Teachers Brandi Leggett, Anne Sobba are state finalists for Kansas award

06/23/2014 10:33 PM

06/23/2014 10:33 PM

When your third-grade science class involves paper airplanes and roller-coasters, you know it’s something special.

Innovative lessons like that brought teachers Brandi Leggett of the De Soto School District and Anne Sobba of Shawnee Mission awards last week from the Kansas State Department of Education.

The Presidential Awards for Excellence in Mathematics and Science Teaching salute the top three teachers in the state in math and science, separately.

Leggett, who teaches third grade at Prairie Ridge Elementary in Shawnee, is up for merit in science teaching, while Sobba, who teaches fifth grade at Nieman Elementary in Shawnee, is being honored for math lessons.

The awards alternate each year between honoring elementary and secondary educators.

As state finalists, Leggett and Sobba win a $500 prize and will be considered for the title of national finalist, which will go to one science and one math teacher from each state next spring. National finalists win $10,000.

It’s not an easy competition. After a 12-page application with a resume, letters of recommendation and essays about leadership, teachers must videotape a 45-minute lesson and submit the recording, along with their own critical analysis of how the lesson went.

For a science lesson on force and interaction, Leggett had her third-graders build pendulums to understand gravity. After that, the kids got to fly paper airplanes to learn about air resistance and bounce different balls to test force.

The cherry on top was a Skype conversation between the class and the designer of Worlds Of Fun’s Timberwolf roller-coaster and a chance for students to build their own model coasters.

“I try to always include people from the real world for them to understand about how it applies on an everyday basis,” said Leggett, who has been teaching for nine years and was a finalist for the 2014 Kansas Teacher of the Year award.

In the fall, Leggett told her students what they would accomplish over the school year through lessons like that one, and some didn’t believe her.

When May rolled around, “they thought it was really cool that they were able to do more than they thought they could when they first came in,” Leggett said “By the end, a lot of them were saying they were proud.”

She gauges the success of her lessons by asking her students to write on sticky notes to tell her what they learned, what ideas the lesson gave them and what they still don’t understand.

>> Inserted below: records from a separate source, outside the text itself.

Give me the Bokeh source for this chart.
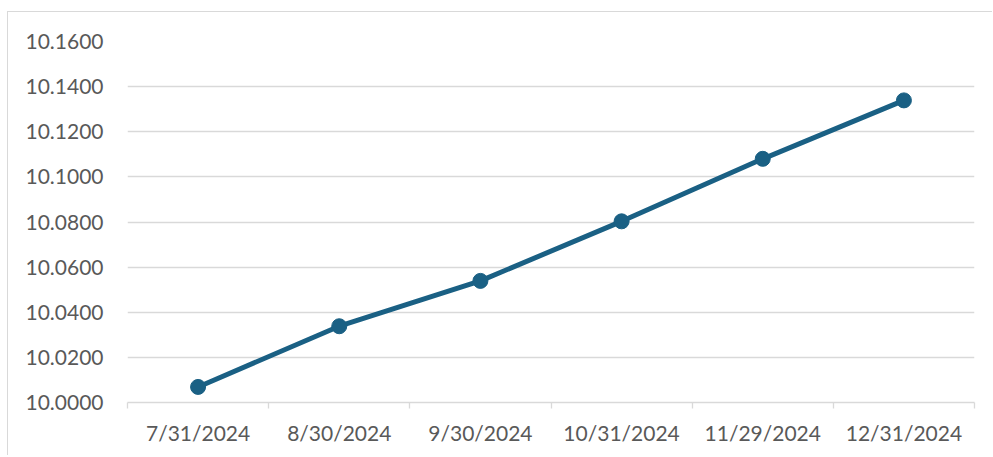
from bokeh.plotting import figure
from bokeh.models import Range1d, FixedTicker, NumeralTickFormatter
from bokeh.embed import file_html
from bokeh.resources import INLINE

dates = ["7/31/2024", "8/30/2024", "9/30/2024", "10/31/2024", "11/29/2024", "12/31/2024"]
values = [10.0069, 10.0338, 10.0539, 10.0803, 10.1080, 10.1339]
y_ticks = [10.00, 10.02, 10.04, 10.06, 10.08, 10.10, 10.12, 10.14, 10.16]

LINE = "#1a6084"
GRID = "#d9d9d9"
TEXT = "#595959"
FONT = "Lato"

n = len(dates)
xpos = [i + 0.5 for i in range(n)]          # category centres
bounds = [float(i) for i in range(n + 1)]   # category boundaries

p = figure(width=985, height=444, x_range=Range1d(0, n),
           y_range=Range1d(10.0, 10.16), output_backend="svg",
           toolbar_location=None,
           min_border_left=119, min_border_right=19, min_border_top=29,
           min_border_bottom=54)
p.outline_line_color = None
p.background_fill_color = "white"
p.border_fill_color = "white"
p.styles = {"border-left": "1px solid #d9d9d9", "border-top": "1px solid #d9d9d9",
            "margin-top": "11px", "margin-left": "7px"}

# y axis
ya = p.yaxis[0]
ya.ticker = FixedTicker(ticks=y_ticks)
ya.formatter = NumeralTickFormatter(format="0.0000")
ya.axis_line_color = None
ya.major_tick_line_color = None
ya.minor_tick_line_color = None
ya.major_tick_out = 0
ya.major_label_standoff = 24
ya.major_label_text_font = FONT
ya.major_label_text_font_size = "21px"
ya.major_label_text_color = TEXT

p.ygrid.ticker = FixedTicker(ticks=y_ticks)
p.ygrid.grid_line_color = GRID
p.ygrid.grid_line_width = 1.3
p.xgrid.grid_line_color = None

# x axis: labels at centres, ticks at boundaries
xa = p.xaxis[0]
xa.ticker = FixedTicker(ticks=xpos, minor_ticks=bounds)
xa.major_label_overrides = {x: d for x, d in zip(xpos, dates)}
xa.major_tick_line_color = None
xa.major_tick_out = 0
xa.major_tick_in = 0
xa.minor_tick_out = 6
xa.minor_tick_in = 0
xa.minor_tick_line_color = GRID
xa.minor_tick_line_width = 1.3
xa.axis_line_color = GRID
xa.axis_line_width = 1.3
xa.major_label_standoff = 11
xa.major_label_text_font = FONT
xa.major_label_text_font_size = "21px"
xa.major_label_text_color = TEXT

p.line(xpos, values, line_color=LINE, line_width=5)
p.scatter(xpos, values, size=15, fill_color=LINE, line_color=LINE)

open("out.html", "w").write(file_html(p, INLINE))
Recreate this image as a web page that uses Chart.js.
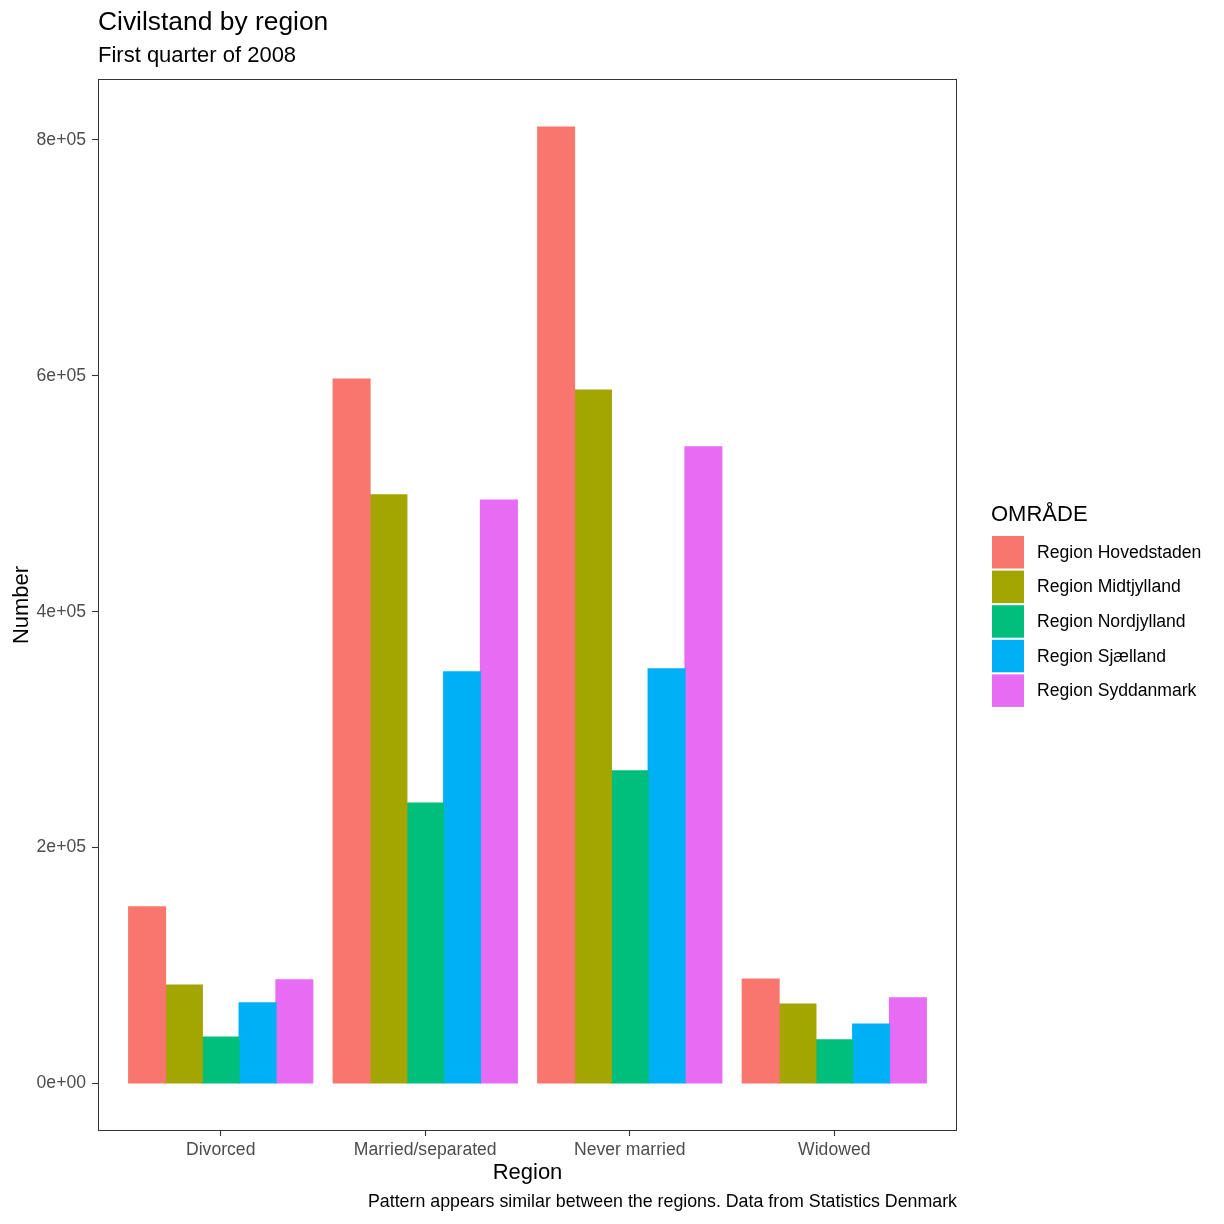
<!DOCTYPE html>
<html>
<head>
<meta charset="utf-8">
<script src="https://cdn.jsdelivr.net/npm/chart.js@4/dist/chart.umd.min.js"></script>
<style>
  body { margin: 0; background: #fff; }
  canvas { display: block; }
</style>
</head>
<body>
<canvas id="chart" width="1224" height="1224"></canvas>
<script>
// data
const categories = ['Divorced', 'Married/separated', 'Never married', 'Widowed'];
const regions = ['Region Hovedstaden', 'Region Midtjylland', 'Region Nordjylland', 'Region Sjælland', 'Region Syddanmark'];
const hovedstaden = [149700, 597300, 811000, 88600];
const midtjylland = [83500, 499000, 588000, 67400];
const nordjylland = [39400, 237800, 265000, 36900];
const sjaelland = [68300, 349000, 351600, 50400];
const syddanmark = [87800, 494700, 539700, 72500];
const yTicks = [0, 200000, 400000, 600000, 800000];

const seriesValues = [hovedstaden, midtjylland, nordjylland, sjaelland, syddanmark];
const colors = ['#F8766D', '#A3A500', '#00BF7D', '#00B0F6', '#E76BF3'];
const FONT = '"Liberation Sans", Arial, Helvetica, sans-serif';

function sci(v) {
  const parts = v.toExponential(0).split('e');
  const exp = parts[1];
  return parts[0] + 'e' + exp[0] + exp.slice(1).padStart(2, '0');
}

// titles, legend, panel border drawn by hand (ggplot look)
const decorations = {
  id: 'decorations',
  afterDraw(chart) {
    const ctx = chart.ctx;
    const area = chart.chartArea;
    ctx.save();

    ctx.strokeStyle = '#333333';
    ctx.lineWidth = 1;
    ctx.strokeRect(Math.round(area.left) + 0.5, Math.round(area.top) + 0.5,
      Math.round(area.right - area.left) - 1, Math.round(area.bottom - area.top) - 1);

    ctx.fillStyle = '#000';
    ctx.textAlign = 'left';
    ctx.textBaseline = 'alphabetic';
    ctx.font = '26.4px ' + FONT;
    ctx.fillText('Civilstand by region', 98, 30);
    ctx.font = '22px ' + FONT;
    ctx.fillText('First quarter of 2008', 98, 62);

    // axis titles
    ctx.textAlign = 'center';
    ctx.fillText('Region', (area.left + area.right) / 2, 1179);
    ctx.save();
    ctx.translate(28, (area.top + area.bottom) / 2);
    ctx.rotate(-Math.PI / 2);
    ctx.fillText('Number', 0, 0);
    ctx.restore();

    // caption
    ctx.textAlign = 'right';
    ctx.font = '17.8px ' + FONT;
    ctx.fillText('Pattern appears similar between the regions. Data from Statistics Denmark', area.right, 1207);

    // legend
    ctx.textAlign = 'left';
    ctx.font = '22px ' + FONT;
    ctx.fillText('OMRÅDE', 991, 521);
    ctx.font = '17.6px ' + FONT;
    ctx.textBaseline = 'middle';
    regions.forEach((name, i) => {
      const y = 536 + i * 34.6;
      ctx.fillStyle = colors[i];
      ctx.fillRect(992, y, 32, 32.5);
      ctx.fillStyle = '#000';
      ctx.fillText(name, 1037, y + 17);
    });
    ctx.restore();
  }
};

new Chart(document.getElementById('chart'), {
  type: 'bar',
  data: {
    datasets: regions.map((name, i) => ({
      label: name,
      data: seriesValues[i].map((v, j) => ({ x: j, y: v })),
      backgroundColor: colors[i],
      borderWidth: 0,
      inflateAmount: 0.6,
      categoryPercentage: 0.9,
      barPercentage: 1.0
    }))
  },
  options: {
    responsive: false,
    animation: false,
    layout: { padding: { top: 79, right: 267, bottom: 0, left: 0 } },
    plugins: {
      legend: { display: false },
      tooltip: { enabled: false },
      title: { display: false }
    },
    scales: {
      x: {
        type: 'linear',
        min: -0.6,
        max: 3.6,
        offset: false,
        afterBuildTicks: (scale) => { scale.ticks = categories.map((c, i) => ({ value: i })); },
        afterFit: (scale) => { scale.height = 93; },
        grid: { offset: false, drawOnChartArea: false, drawTicks: true, tickLength: 5, tickColor: '#333333', tickWidth: 1.1 },
        border: { display: false },
        ticks: {
          autoSkip: false,
          maxRotation: 0,
          padding: 4,
          color: '#4D4D4D',
          font: { family: FONT, size: 17.6 },
          callback: (v) => categories[Math.round(v)]
        }
      },
      y: {
        min: -40300,
        max: 851700,
        afterBuildTicks: (scale) => { scale.ticks = yTicks.map(v => ({ value: v })); },
        afterFit: (scale) => { scale.width = 98; },
        grid: { drawOnChartArea: false, drawTicks: true, tickLength: 6, tickColor: '#333333', tickWidth: 1.1 },
        border: { display: false },
        ticks: {
          padding: 6,
          color: '#4D4D4D',
          font: { family: FONT, size: 17.6 },
          callback: (v) => sci(v)
        }
      }
    }
  },
  plugins: [decorations]
});
</script>
</body>
</html>
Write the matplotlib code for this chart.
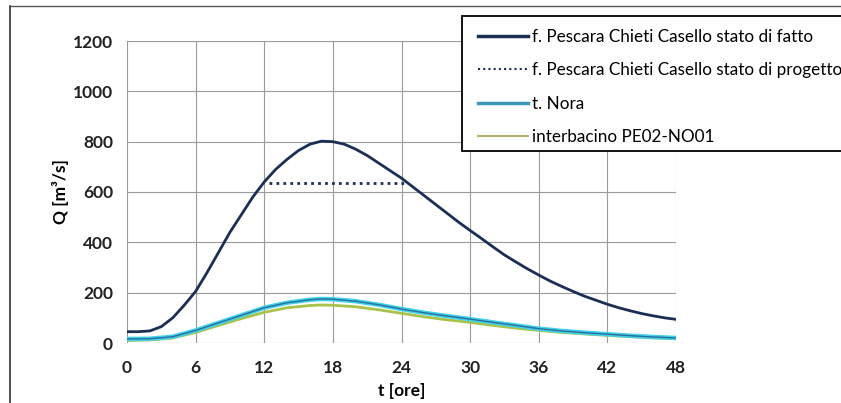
import matplotlib
matplotlib.use("Agg")
import matplotlib.pyplot as plt
from matplotlib.lines import Line2D
from matplotlib.patches import Rectangle

plt.rcParams['font.family'] = ['Lato', 'DejaVu Sans']

t_ore = list(range(0, 49))
q_fatto = [45, 45, 48, 65, 100, 150, 205, 280, 360, 440, 510, 580, 640, 690, 730, 765,
           790, 802, 800, 790, 770, 745, 715, 685, 655, 620, 585, 550, 515, 480, 447,
           415, 382, 350, 322, 295, 270, 246, 225, 205, 186, 170, 154, 140, 128, 117,
           108, 100, 94]
t_prog = [12.4, 24.6]
q_prog = [635, 635]
t_sub = [0, 2, 4, 6, 8, 10, 12, 14, 16, 17, 18, 20, 22, 24, 26, 28, 30, 32, 34, 36,
         38, 40, 42, 44, 46, 48]
q_nora = [16, 17, 25, 50, 80, 110, 140, 160, 172, 175, 174, 166, 152, 135, 120, 107,
          95, 82, 70, 57, 48, 41, 35, 29, 24, 20]
q_inter = [10, 12, 20, 42, 70, 97, 122, 140, 149, 151, 150, 144, 132, 118, 104, 92,
           82, 70, 59, 50, 42, 36, 30, 25, 20, 17]

labels = ["f. Pescara Chieti Casello stato di fatto",
          "f. Pescara Chieti Casello stato di progetto",
          "t. Nora",
          "interbacino PE02-NO01"]
xticks = [0, 6, 12, 18, 24, 30, 36, 42, 48]
yticks = [0, 200, 400, 600, 800, 1000, 1200]

fig = plt.figure(figsize=(8.41, 4.03), dpi=100)
ax = fig.add_axes([127/841, 1-343/403, (676-127)/841, (343-41)/403])

ax.plot(t_sub, q_inter, color='#a8c24a', lw=2.0, zorder=3)
ax.plot(t_sub, q_nora, color='#3fd0ec', lw=3.2, zorder=4)
ax.plot(t_sub, q_nora, color='#2a6f9a', lw=1.0, zorder=5)
ax.plot(t_ore, q_fatto, color='#1b2f55', lw=2.0, zorder=6)
ax.plot(t_prog, q_prog, color='#1b2f55', lw=2.0, ls=(0, (1, 1.5)), zorder=6)

ax.set_xlim(0, 48)
ax.set_ylim(0, 1200)
ax.set_xticks(xticks)
ax.set_yticks(yticks)
ax.grid(True, color='#9a9a9a', lw=0.8)
ax.set_axisbelow(True)
for s in ax.spines.values():
    s.set_visible(False)
ax.tick_params(axis='y', length=0, labelsize=12.5, pad=10)
ax.tick_params(axis='x', length=0, labelsize=12.5, pad=12)
for lab in ax.get_xticklabels() + ax.get_yticklabels():
    lab.set_fontweight('bold')
    lab.set_color('#222222')
ax.set_xlabel("t [ore]", fontsize=12.5, fontweight='bold', labelpad=5)
ax.set_ylabel("Q [m³/s]", fontsize=12.5, fontweight='bold', labelpad=3)

fig.add_artist(Rectangle((462/841, 1-151/403), (900-462)/841, (151-16)/403,
                         transform=fig.transFigure, facecolor='white', edgecolor='black',
                         lw=1.3, clip_on=False, zorder=4))

handles = [Line2D([], [], color='#1b2f55', lw=2.5),
           Line2D([], [], color='#1b2f55', lw=1.5, ls=(0, (1, 1.5))),
           Line2D([], [], color='#3a9ab5', lw=2.5),
           Line2D([], [], color='#b8b070', lw=1.5)]
leg = fig.legend(handles, labels, loc='upper left', bbox_to_anchor=(463/841, 1-14/403),
                 frameon=False, fontsize=12.3, handlelength=2.9, labelspacing=1.0,
                 borderpad=0.4, handletextpad=0.25)
leg.set_zorder(6)

fig.add_artist(Line2D([10/841, 10/841], [0, 1-6/403], color='#333333', lw=1.2))
fig.add_artist(Line2D([10/841, 1], [1-6/403, 1-6/403], color='#555555', lw=1.0))

fig.savefig("out.png", dpi=100)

Sobba, who teaches fifth grade in Shawnee Mission, also likes to bring in tangible examples to help her students grasp mathematical concepts.

“I try to make it as realistic as possible, so they understand the reason why they’re learning it,” said Sobba, who has taught for 13 years. “Even if they struggle with it, we can help them be successful. I feel like my relationship with the kids is what makes them invest in it.”

Many of the math activities her students do are in the form of computer games and others often involve dice. In the lesson she submitted for the award, Sobba chose to do a hands-on activity to illustrate how volume works.

Sobba gave her students smaller cubes that could stack up and become a larger cube to illustrate how many units comprise the bigger cube’s volume. The exercise also allowed students to create other shapes with the small cubes.

“They’re all different shapes, but they all have the same volumes,” Sobba said. “I use the real world application of (what they would need to do) if they were moving and had to move boxes into a moving van.”

Both teachers get ideas for lessons from a variety of sources — the Internet, textbooks, other teachers and more.

“There are millions of ideas out there on the Internet,” Sobba said. “Teachers are great about collaborating and sharing ideas with each other.”

Leggett and Sobba keenly appreciate the work of their peers in education.

“I may have gotten an award, but I know there’s a lot of really good teachers out there that have gone unrecognized that do just as good, if not better, work,” Leggett said.